7:45, I have, at this stage, ruined my mood for the rest of my getting ready to work routine, which includes brushing my teeth with PS Hollywood Charcoal toothpaste that while probably does whiten my teeth, tarnishes my image as a being who should, as a sign of acknowledgment of my privileges, stick to fairtrade products. The issue being that within my economical shortcomings, I'd have to make a "mindful" choice of either choosing from cheap brands of underwear and thus feeding a market that is terribly unfair on developing economies and upsetting people's expectations on my body and aesthetic values, or buy cosmetics from people that promised results but couldn't ensure that there is no cruelty, be it to animals or to people, in the production of stain lifting toothpaste. The ideal choice being not getting my teeth stained in the first place and refusing, in one of the biggest tea drinking nations, to have so many cups of tea. My Vietnamese Colgate toothbrush might also be liable to questioning from me or someone else, but I did not want to go into that unimportant a matter. Instead, I trimmed the edges of my beard with a Babyliss trimmer in the hopes of getting a sharper look, also in denial that the whole reason why I grew a beard at first was to feed my "masculinity" and state that, even though I am a man who's gay, my body was not any other man's territory because of my diminute size or high pitched voice. I did realize later that I was being sexist by wanting to get away from "feminine" to avoid oppression from other men, when instead the ideal position would have been to attack the oppression itself and its representation on my exes way too black eyes (for someone who was not wearing contact lenses, either Varilux or some other brand he would have given "thumbs up" to) or just grow a beard with the intent of avoiding any resemblance between my face and McVities rich tea biscuits. 
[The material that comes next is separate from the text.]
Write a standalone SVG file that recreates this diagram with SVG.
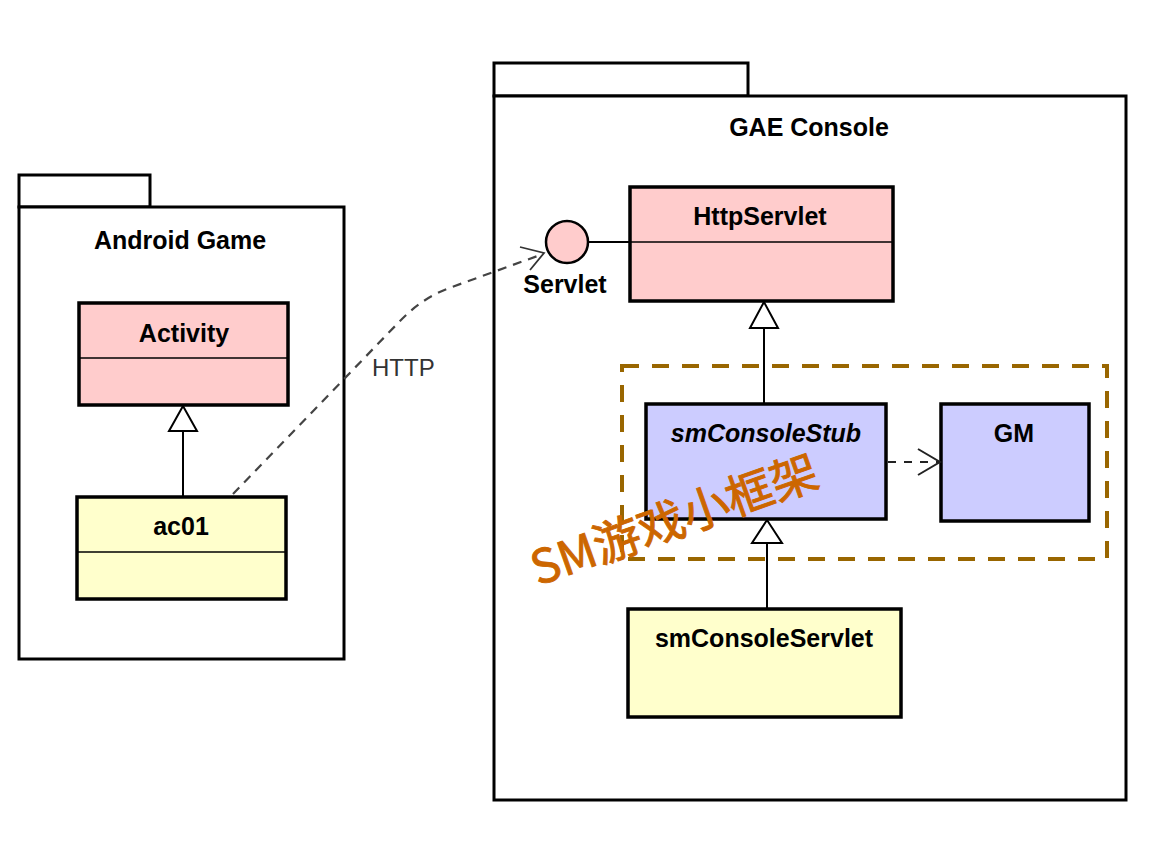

I will not dwell on all this negativity, honestly I just wanted to get ready to work and maybe check the news of other disgusting people interacting in a questionable way with their surroundings, using a supposedly stingy phone app in comparison to the paid app that includes the full articles. I decide to dive into escapism/ self-indulgence and upload pictures of the park nearby, a recommended post interrupts me and tells me to diet quickly before summer and I'm suggested to follow some other condescending gay man whose life consists of telling people to live by his own rules, which didn't come out of thin air, but from a build up of interactions leading towards defining our bodies as liable for dispute. This body is mine, I scream internally in case the neighbors decide to finally lock me up if I actually shout it. I put on my Converse black canvas shoes and a t-shirt that says I love Penneys (the same pronunciation of penis in Portuguese) and stride in a debatably manly confident way towards a 10 hour shift in which I cater for people who do not see this body and mind as mine, but, like a taxi with its lights turned on, I am on duty.